TraCount comprises of two shallow fully convolutional (FC) sub-networks fused with a deep monolithic FC network. “A monolithic CNN is a CNN with each filter operating on the feature maps of all filters on a previous layer. A feature map is the output of one filter applied to the input from the previous layer”, explains Mr. Surya. Fully convolutional layers differ from the usual CNNs in that they have no fully connected layers at the end. Fully convolutional networks are suitable when we want to predict an image like output (in our case a density map of how vehicles are distributed in an image) rather than merely predict the count of vehicles.
For better detection of vehicles present in various scales and shapes and occlusion due to distance, different receptive fields are required to handle large variations in scale. "The size of the filter is one of the factors that determines its receptive field, which is the region of the image that the filter operates on its input”, says Mr. Surya. To augment the ability of the monolithic FC network to handle various sizes of vehicles, two smaller FC ‘sub’-networks with varied receptive fields are used. For better prediction accuracy, the predictions of the sub-networks are combined with that of the deeper monolithic network.
The team tested TraCount on the TRANCOS dataset, which consists of 1244 images of vehicular traffic. The Mean Absolute Error metric was used to evaluate the performance of the system. TraCount’s novel architecture reduced the error in classification by more than 4% compared to the baseline architecture and was still an improvement over using a single deep monolithic FC network.

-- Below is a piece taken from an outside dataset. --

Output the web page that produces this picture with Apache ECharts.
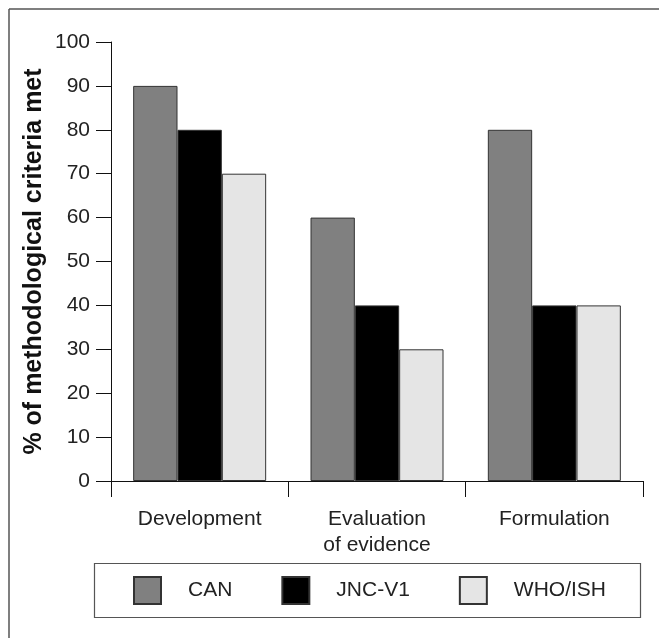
<!DOCTYPE html>
<html>
<head>
<meta charset="utf-8">
<script src="https://cdn.jsdelivr.net/npm/echarts@6/dist/echarts.min.js"></script>
<style>
html,body{margin:0;padding:0;background:#fff;}
#main{width:659px;height:638px;}
</style>
</head>
<body>
<div id="main"></div>
<script>
const categories = ['Development', 'Evaluation\nof evidence', 'Formulation'];
const seriesNames = ['CAN', 'JNC-V1', 'WHO/ISH'];
const canValues = [90, 60, 80];
const jncValues = [80, 40, 40];
const whoValues = [70, 30, 40];
const yTicks = [0, 10, 20, 30, 40, 50, 60, 70, 80, 90, 100];
const colors = ['#808080', '#000000', '#e5e5e5'];

const FONT = 'Liberation Sans, Arial, sans-serif';
const chart = echarts.init(document.getElementById('main'));
const allValues = [canValues, jncValues, whoValues];

chart.setOption({
  animation: false,
  backgroundColor: '#ffffff',
  grid: { left: 111, right: 16, top: 42, bottom: 157, containLabel: false },
  legend: {
    left: 133, top: 576, padding: 0,
    itemWidth: 27, itemHeight: 27, itemGap: 49,
    icon: 'rect',
    data: seriesNames,
    textStyle: { fontFamily: FONT, fontSize: 21, color: '#222', padding: [0, 0, 0, 22] }
  },
  xAxis: {
    type: 'category',
    data: categories,
    boundaryGap: true,
    axisLine: { lineStyle: { color: '#111', width: 1 } },
    axisTick: { show: true, length: 16, lineStyle: { color: '#111' } },
    axisLabel: { fontFamily: FONT, fontSize: 21, color: '#222', margin: 25, lineHeight: 26, interval: 0 }
  },
  yAxis: {
    type: 'value',
    min: yTicks[0], max: yTicks[yTicks.length - 1], interval: 10,
    name: '% of methodological criteria met',
    nameLocation: 'middle',
    nameGap: 64,
    nameMoveOverlap: false,
    nameTextStyle: { fontFamily: FONT, fontSize: 25, fontWeight: 'bold', color: '#111' },
    axisLine: { show: true, lineStyle: { color: '#111', width: 1 } },
    axisTick: { show: true, length: 15, lineStyle: { color: '#111' } },
    splitLine: { show: false },
    axisLabel: { fontFamily: FONT, fontSize: 21, color: '#222', margin: 21 }
  },
  series: seriesNames.map((name, i) => ({
    name: name,
    type: 'bar',
    data: allValues[i],
    barGap: '0%',
    barCategoryGap: '25%',
    itemStyle: { color: colors[i], borderColor: '#333', borderWidth: 1 }
  })),
  graphic: [
    { type: 'line', shape: { x1: 9, y1: 9, x2: 659, y2: 9 }, style: { stroke: '#555', lineWidth: 1.5 } },
    { type: 'line', shape: { x1: 9, y1: 9, x2: 9, y2: 638 }, style: { stroke: '#555', lineWidth: 1.5 } },
    { type: 'rect', shape: { x: 94.5, y: 563.5, width: 546, height: 54 }, style: { fill: 'none', stroke: '#555', lineWidth: 1.2 }, z: -1 }
  ]
});
</script>
</body>
</html>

On future work to improve TraCount, Mr. Surya mentions the use of attention modules. Attention modules help the CNN focus on the relevant parts of an image. “Attention can help a network to look at a region in the image and its context and disambiguate background that is misleading. This disambiguation can potentially arise from having networks that give feedback and use attention to increase or decrease context”, he says.
With TraCount paving the way for better handling of traffic in metropolitan areas, we can now look forward to a less time consuming commute to work and breathe easy quite literally.